As you may have noticed, we’ve been adding more individual international companies to portfolios. These additions have been through buying American Depositary Receipts (ADRs) and ordinary shares of foreign companies trading on US exchanges. For example, ABB is an ADR for the Swiss company ABB Ltd and TD is a Canadian company (The Toronto-Dominion Bank) with ordinary shares trading in the US. As a note, we’ve purchased Exchange Traded Funds (ETFs) holding a basket of foreign securities in accounts since 2007 (DGS for example).

We purchased these securities to gain more exposure to faster growing overseas markets and to increase the pool of companies in which we are investing. A larger pool means more opportunity to find a quality company at a reasonable price. But with these purchases comes the question of what the proper allocation between the US and the rest of the world is.

It is our position that US investors should have most of their assets in the US. The dollar is the world’s reserve currency as no country is currently on the gold standard (the US officially dropped the gold standard in October 1976). More importantly, one’s assets should match one’s dollar denominated liabilities. When we buy an ADR or foreign ordinary share traded in the US, we are still using dollars. However, that security is now subject to currency fluctuations as well as the company’s underlying fundamentals. For example, the Japanese Yen has depreciated 18% against the dollar since Prime Minister Shinzo Abe embarked on stimulus measures last November (as mentioned in last quarter’s commentary). The Japanese stock market climbed since the stimulus, but for US investors, all appreciation was offset by the 18% depreciation in the Yen. Of course the opposite could happen and the stock could get a currency bump, but either way it adds a layer of risk. In other words, to balance the currency risk, the portfolio should hold diverse securities across multiple currencies (and hopefully strong currencies) while maintaining an overweight in dollars.

According to the CIA World Factbook, global GDP was $72 trillion in 2012. The US represented $16 trillion (22% of the total) with China in second place at $8 trillion (11%) followed by Japan at $6.0 trillion (8%). We view a 22% US stock allocation as far too low and we are definitely not allocating 11% to China. The MSCI All Cap World Index and the S&P Global 1200 Index peg the US as a little less the 50% of the world’s market cap (see Chart on first page). If we use revenue instead of market cap, the US drops to 35%. Fifty percent, and especially 35%, is also too low an allocation to the US for US clients.

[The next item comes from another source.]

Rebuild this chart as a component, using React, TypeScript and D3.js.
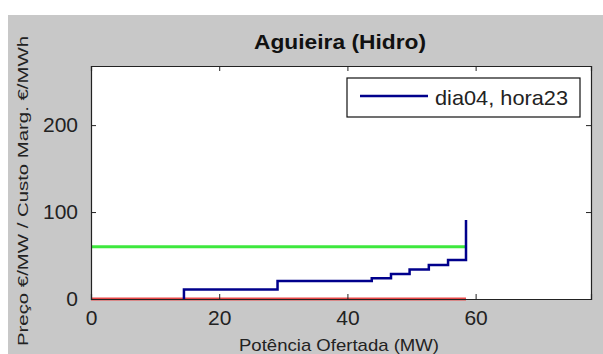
import React, { useRef, useEffect } from 'react';
import * as d3 from 'd3';

// offer curve (stepped), MW and price
const offerMW = [14.5, 29.1, 43.8, 46.8, 49.7, 52.7, 55.7, 58.5, 58.5];
const offerPrice = [0, 11, 20.7, 24, 28.7, 34, 39, 44.8, 91];
// marginal cost (green) and zero line (red)
const costMW = [0, 58.5];
const costValue = [60, 60];
const zeroMW = [0, 58.5];
const zeroValue = [0, 0];

const xTicks = [0, 20, 40, 60];
const yTicks = [0, 100, 200];
const legendLabel = 'dia04, hora23';

const App = () => {
  const svgRef = useRef<SVGSVGElement>(null);

  useEffect(() => {
    document.body.style.margin = '0';
    const svg = d3.select(svgRef.current);
    svg.selectAll('*').remove();

    const width = 603;
    const height = 354;
    const box = { left: 91, right: 591, top: 66, bottom: 299 };
    const font = 'Liberation Sans, Arial, sans-serif';

    // gray figure background
    svg.append('rect')
      .attr('x', 8).attr('y', 15)
      .attr('width', width - 8).attr('height', height - 15)
      .style('fill', '#c8c8c8');

    const xScale = d3.scaleLinear().domain([0, 78]).range([box.left, box.right]);
    const yScale = d3.scaleLinear().domain([0, 268]).range([box.bottom, box.top]);

    svg.append('rect')
      .attr('x', box.left).attr('y', box.top)
      .attr('width', box.right - box.left).attr('height', box.bottom - box.top)
      .style('fill', '#fff');

    const line = d3.line<[number, number]>()
      .x(d => xScale(d[0]))
      .y(d => yScale(d[1]));

    svg.append('path')
      .datum(zeroMW.map((m, i) => [m, zeroValue[i]] as [number, number]))
      .attr('d', line)
      .style('fill', 'none').style('stroke', '#e84848').style('stroke-width', 3);

    svg.append('path')
      .datum(costMW.map((m, i) => [m, costValue[i]] as [number, number]))
      .attr('d', line)
      .style('fill', 'none').style('stroke', '#3ee83e').style('stroke-width', 3);

    svg.append('path')
      .datum(offerMW.map((m, i) => [m, offerPrice[i]] as [number, number]))
      .attr('d', line.curve(d3.curveStepBefore))
      .style('fill', 'none').style('stroke', '#00008c').style('stroke-width', 2.5);

    // axes, ticks pointing inward, box on
    const tickLen = 5;
    const axisColor = '#222';
    svg.append('g')
      .attr('transform', `translate(0,${box.bottom})`)
      .call(d3.axisBottom(xScale).tickValues(xTicks).tickSize(-tickLen).tickPadding(11));
    svg.append('g')
      .attr('transform', `translate(0,${box.top})`)
      .call(d3.axisTop(xScale).tickValues(xTicks).tickSize(-tickLen).tickFormat(() => ''));
    svg.append('g')
      .attr('transform', `translate(${box.left},0)`)
      .call(d3.axisLeft(yScale).tickValues(yTicks).tickSize(-tickLen).tickPadding(13));
    svg.append('g')
      .attr('transform', `translate(${box.right},0)`)
      .call(d3.axisRight(yScale).tickValues(yTicks).tickSize(-tickLen).tickFormat(() => ''));

    svg.selectAll('.domain').style('stroke', axisColor).style('stroke-width', 1.2);
    svg.selectAll('.tick line').style('stroke', axisColor);
    svg.selectAll('.tick text')
      .style('fill', '#222').style('font-size', '21px').style('font-family', font);

    // title
    svg.append('text')
      .attr('x', 340).attr('y', 49)
      .attr('text-anchor', 'middle')
      .attr('textLength', 172).attr('lengthAdjust', 'spacingAndGlyphs')
      .style('font-family', font).style('font-weight', 'bold').style('font-size', '21px')
      .style('fill', '#111')
      .text('Aguieira (Hidro)');

    // x label
    svg.append('text')
      .attr('x', 339).attr('y', 351)
      .attr('text-anchor', 'middle')
      .attr('textLength', 200).attr('lengthAdjust', 'spacingAndGlyphs')
      .style('font-family', font).style('font-size', '17px').style('fill', '#222')
      .text('Potência Ofertada (MW)');

    // y label
    svg.append('text')
      .attr('transform', 'translate(28,191) rotate(-90)')
      .attr('text-anchor', 'middle')
      .attr('textLength', 310).attr('lengthAdjust', 'spacingAndGlyphs')
      .style('font-family', font).style('font-size', '15px').style('fill', '#222')
      .text('Preço €/MW / Custo Marg. €/MWh');

    // legend
    const legend = svg.append('g');
    legend.append('rect')
      .attr('x', 347).attr('y', 78).attr('width', 233).attr('height', 39)
      .style('fill', '#fff').style('stroke', '#111').style('stroke-width', 1.2);
    legend.append('line')
      .attr('x1', 360).attr('x2', 428).attr('y1', 96).attr('y2', 96)
      .style('stroke', '#00008c').style('stroke-width', 2.5);
    legend.append('text')
      .attr('x', 435).attr('y', 105)
      .attr('textLength', 133).attr('lengthAdjust', 'spacingAndGlyphs')
      .style('font-family', font).style('font-size', '21px').style('fill', '#222')
      .text(legendLabel);
  }, []);

  return <svg ref={svgRef} width={603} height={354} style={{ display: 'block', background: '#fff' }} />;
};

export default App;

We could try a more granular level and categorize companies based on the actual geography of their revenue. For example, Nike is a US company, but only 41% of its revenue comes from North America, meaning even less comes from the US. On the other hand, Reed Elsevier is a British company and 52% of its revenue originates from the US. In other words, country of domicile is not always indicative of the currency exposure. We run into problems determining where revenue is actually generated as the data is not complete. Not all companies report revenue to the US specifically or even to North America. We do know that companies in the S&P Global 1200 that do report a North American allocation average about 50% to North America—70% for US companies and 30% for non-US companies.

We’ve decided a 70-75% US allocation is the best choice. Fifty percent is too low and 100% is too high. Splitting the difference gets the 75% exposure to US domiciled companies. The specific revenue exposure will be closer to 60% dollars based on our rough calculations. Using this allocation, we’ve gained exposure to faster growing foreign countries, increased the investable universe and limited exposure to foreign currencies.